* Begin *
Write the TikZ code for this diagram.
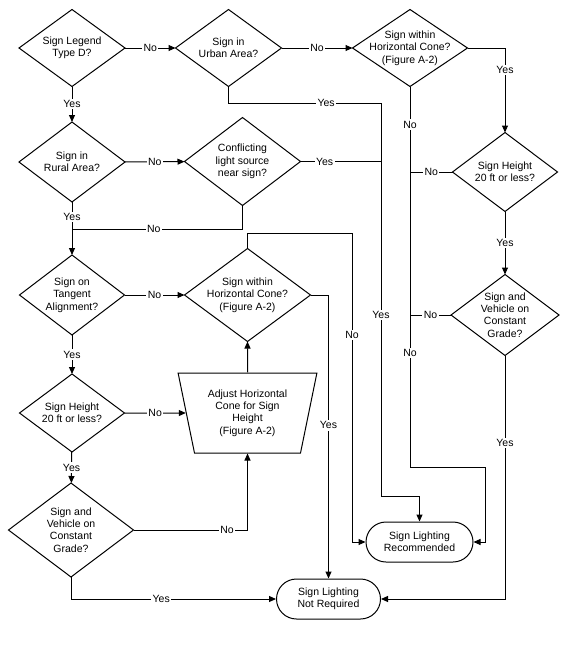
\documentclass[tikz,border=0pt]{standalone}
\usepackage{fontspec}
\setmainfont{Liberation Sans}
\usetikzlibrary{calc,positioning,arrows.meta,shapes}

\begin{document}
\begin{tikzpicture}[x=1pt,y=-1pt,line width=1pt,
    >={Triangle[length=7pt,width=6pt]},
    font=\fontsize{10.5}{12.3}\selectfont,
    question/.style 2 args={rectangle,inner sep=0pt,align=center,minimum width=#1,minimum height=#2},
    finish/.style={draw,rectangle,rounded corners=20pt,align=center,minimum width=#1,minimum height=40pt},
    lbl/.style={fill=white,inner sep=1.5pt}]
  \useasboundingbox (0,0) rectangle (570,645);
  % questions
  \node[question={105pt}{76pt}] (legend) at (72,48) {Sign Legend\\Type D?};
  \node[question={105pt}{76pt}] (urban) at (228.5,48) {Sign in\\Urban Area?};
  \node[question={114pt}{76pt}] (conea) at (410,48) {Sign within\\Horizontal Cone?\\(Figure A-2)};
  \node[question={105pt}{79pt}] (rural) at (72,162) {Sign in\\Rural Area?};
  \node[question={115pt}{87pt}] (conflict) at (242.5,161.5) {Conflicting\\light source\\near sign?};
  \node[question={104pt}{78pt}] (heightr) at (505,172) {Sign Height\\20 ft or less?};
  \node[question={104pt}{79pt}] (tangent) at (72,295) {Sign on\\Tangent\\Alignment?};
  \node[question={125pt}{92pt}] (coneb) at (247.5,295) {Sign within\\Horizontal Cone?\\(Figure A-2)};
  \node[question={107pt}{80pt}] (graderi) at (505,315) {Sign and\\Vehicle on\\Constant\\Grade?};
  \node[question={104pt}{77pt}] (heightl) at (72,413) {Sign Height\\20 ft or less?};
  \node[question={124pt}{93pt}] (gradele) at (71,530) {Sign and\\Vehicle on\\Constant\\Grade?};
  \foreach \n in {legend,urban,conea,rural,conflict,heightr,tangent,coneb,graderi,heightl,gradele}
    \draw (\n.north) -- (\n.east) -- (\n.south) -- (\n.west) -- cycle;
  % adjust box and ends
  \node[draw,trapezium,trapezium stretches=true,shape border rotate=180,
        trapezium left angle=76,trapezium right angle=76,
        minimum width=139pt,minimum height=80pt,align=center] (adjust) at (247.5,413)
        {Adjust Horizontal\\Cone for Sign\\Height\\(Figure A-2)};
  \node[finish=107pt] (recom) at (419.5,542) {Sign Lighting\\Recommended};
  \node[finish=104pt] (noreq) at (328.5,599) {Sign Lighting\\Not Required};
  % bends
  \coordinate (ybus) at (381,103);
  \coordinate (ylow) at (381,496);
  \coordinate (nlow) at (410,467);
  \coordinate (nright) at (485,467);
  \coordinate (merge) at (72,229);
  \coordinate (nback) at (352,233);
  % connectors
  \draw[->] (legend) -- node[lbl]{No} (urban);
  \draw[->] (urban) -- node[lbl]{No} (conea);
  \draw[->] (legend) -- node[lbl]{Yes} (rural);
  \draw[->] (rural) -- node[lbl]{No} (conflict);
  \draw[->] (conea.east) -| node[lbl,pos=0.63]{Yes} (heightr.north);
  \draw[->] (heightr) -- node[lbl]{Yes} (graderi);
  \draw[->] (graderi.south) |- node[lbl,pos=0.18]{Yes} (noreq.east);
  \draw[->] (conea.south) -- node[lbl,pos=0.1]{No} node[lbl,pos=0.7]{No} (nlow) -- (nright) |- (recom.east);
  \draw (heightr.west) -- node[lbl]{No} (heightr.west -| nlow);
  \draw (graderi.west) -- node[lbl]{No} (graderi.west -| nlow);
  \draw[->] (urban.south) |- node[lbl,pos=0.82]{Yes} (ybus) -- node[lbl,pos=0.54]{Yes} (ylow) -| (recom.north);
  \draw (conflict.east) -- node[lbl,pos=0.3]{Yes} (conflict.east -| ybus);
  \draw (conflict.south) |- node[lbl,pos=0.76]{No} (merge);
  \draw[->] (rural) -- node[lbl,pos=0.28]{Yes} (tangent);
  \draw[->] (tangent) -- node[lbl]{No} (coneb);
  \draw[->] (tangent) -- node[lbl]{Yes} (heightl);
  \draw[->] (heightl) -- node[lbl]{No} (adjust);
  \draw[->] (heightl) -- node[lbl]{Yes} (gradele);
  \draw[->] (gradele.east) -| node[lbl,pos=0.41]{No} (adjust.south);
  \draw[->] (adjust) -- (coneb);
  \draw[->] (coneb.north) |- (nback) -- node[lbl,pos=0.33]{No} (nback |- recom.west) -- (recom.west);
  \draw[->] (coneb.east) -| node[lbl,pos=0.73]{Yes} (noreq.north);
  \draw[->] (gradele.south) |- node[lbl,pos=0.72]{Yes} (noreq.west);
\end{tikzpicture}
\end{document}
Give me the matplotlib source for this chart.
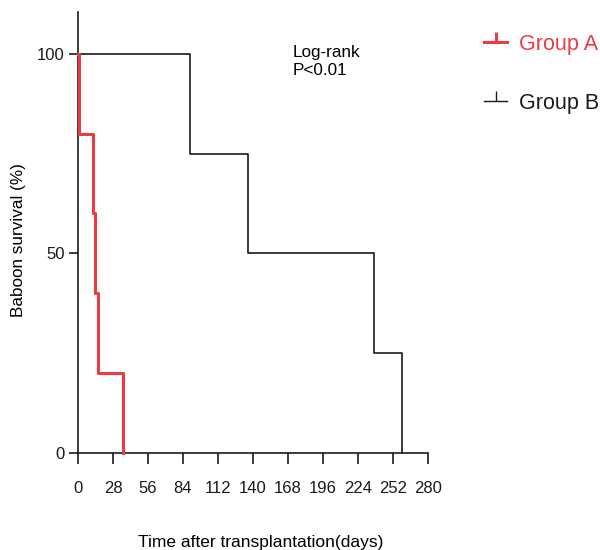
import matplotlib
matplotlib.use("Agg")
import matplotlib.pyplot as plt
from matplotlib.lines import Line2D

plt.rcParams['font.family'] = ['Liberation Sans', 'DejaVu Sans']

# Data (Kaplan-Meier steps)
group_a_days = [0, 1, 12, 14, 16, 36]
group_a_surv = [100, 80, 60, 40, 20, 0]
group_b_days = [0, 90, 136, 237, 259]
group_b_surv = [100, 75, 50, 25, 0]
x_ticks = [0, 28, 56, 84, 112, 140, 168, 196, 224, 252, 280]
y_ticks = [0, 50, 100]
labels = ["Group A", "Group B"]

red = '#ee3a43'
black = '#1a1a1a'

fig = plt.figure(figsize=(6, 5.5), dpi=100)
ax = fig.add_axes([0.13, 0.1764, 0.583, 0.802])

ax.step(group_b_days, group_b_surv, where='post', color=black, lw=1.2, clip_on=False, zorder=3)
ax.step(group_a_days, group_a_surv, where='post', color=red, lw=2.2, clip_on=False, zorder=4)

ax.set_xlim(0, 280)
ax.set_ylim(0, 110.5)
ax.set_xticks(x_ticks)
ax.set_yticks(y_ticks)
for s in ['top', 'right']:
    ax.spines[s].set_visible(False)
for s in ['left', 'bottom']:
    ax.spines[s].set_linewidth(1.2)
    ax.spines[s].set_color(black)
ax.tick_params(axis='x', direction='out', length=8, width=1.2, pad=12, labelsize=12, colors=black)
ax.tick_params(axis='y', direction='out', length=6.5, width=1.2, pad=3, labelsize=12, colors=black)

ax.set_xlabel("Time after transplantation(days)", fontsize=12.5)
ax.set_ylabel("Baboon survival (%)", fontsize=12.3)
ax.xaxis.set_label_coords(0.523, -0.186)
ax.yaxis.set_label_coords(-0.15, 0.482)

ax.text(172, 102.3, "Log-rank\nP<0.01", fontsize=12.3, va='top', ha='left', linespacing=1.3)

handles = [Line2D([], [], color=red, lw=2.2, marker=2, markersize=7, mew=2.2),
           Line2D([], [], color=black, lw=1.0, marker=2, markersize=7, mew=1.0)]
fig.legend(handles, labels, loc='upper left', bbox_to_anchor=(0.774, 0.9736),
           frameon=False, fontsize=15.5, handlelength=1.1, handletextpad=0.53,
           labelspacing=1.75, labelcolor=[red, black])

fig.savefig("out.png", dpi=100)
* End *
### Work to be completed
From the line containing "Give me the matplotlib source for this chart." to the line containing "va='top', ha='left', linespacing=1.3)", both lines included, give the text again exactly, without any pictures.

### Exercise response
Give me the matplotlib source for this chart.
import matplotlib
matplotlib.use("Agg")
import matplotlib.pyplot as plt
from matplotlib.lines import Line2D

plt.rcParams['font.family'] = ['Liberation Sans', 'DejaVu Sans']

# Data (Kaplan-Meier steps)
group_a_days = [0, 1, 12, 14, 16, 36]
group_a_surv = [100, 80, 60, 40, 20, 0]
group_b_days = [0, 90, 136, 237, 259]
group_b_surv = [100, 75, 50, 25, 0]
x_ticks = [0, 28, 56, 84, 112, 140, 168, 196, 224, 252, 280]
y_ticks = [0, 50, 100]
labels = ["Group A", "Group B"]

red = '#ee3a43'
black = '#1a1a1a'

fig = plt.figure(figsize=(6, 5.5), dpi=100)
ax = fig.add_axes([0.13, 0.1764, 0.583, 0.802])

ax.step(group_b_days, group_b_surv, where='post', color=black, lw=1.2, clip_on=False, zorder=3)
ax.step(group_a_days, group_a_surv, where='post', color=red, lw=2.2, clip_on=False, zorder=4)

ax.set_xlim(0, 280)
ax.set_ylim(0, 110.5)
ax.set_xticks(x_ticks)
ax.set_yticks(y_ticks)
for s in ['top', 'right']:
    ax.spines[s].set_visible(False)
for s in ['left', 'bottom']:
    ax.spines[s].set_linewidth(1.2)
    ax.spines[s].set_color(black)
ax.tick_params(axis='x', direction='out', length=8, width=1.2, pad=12, labelsize=12, colors=black)
ax.tick_params(axis='y', direction='out', length=6.5, width=1.2, pad=3, labelsize=12, colors=black)

ax.set_xlabel("Time after transplantation(days)", fontsize=12.5)
ax.set_ylabel("Baboon survival (%)", fontsize=12.3)
ax.xaxis.set_label_coords(0.523, -0.186)
ax.yaxis.set_label_coords(-0.15, 0.482)

ax.text(172, 102.3, "Log-rank\nP<0.01", fontsize=12.3, va='top', ha='left', linespacing=1.3)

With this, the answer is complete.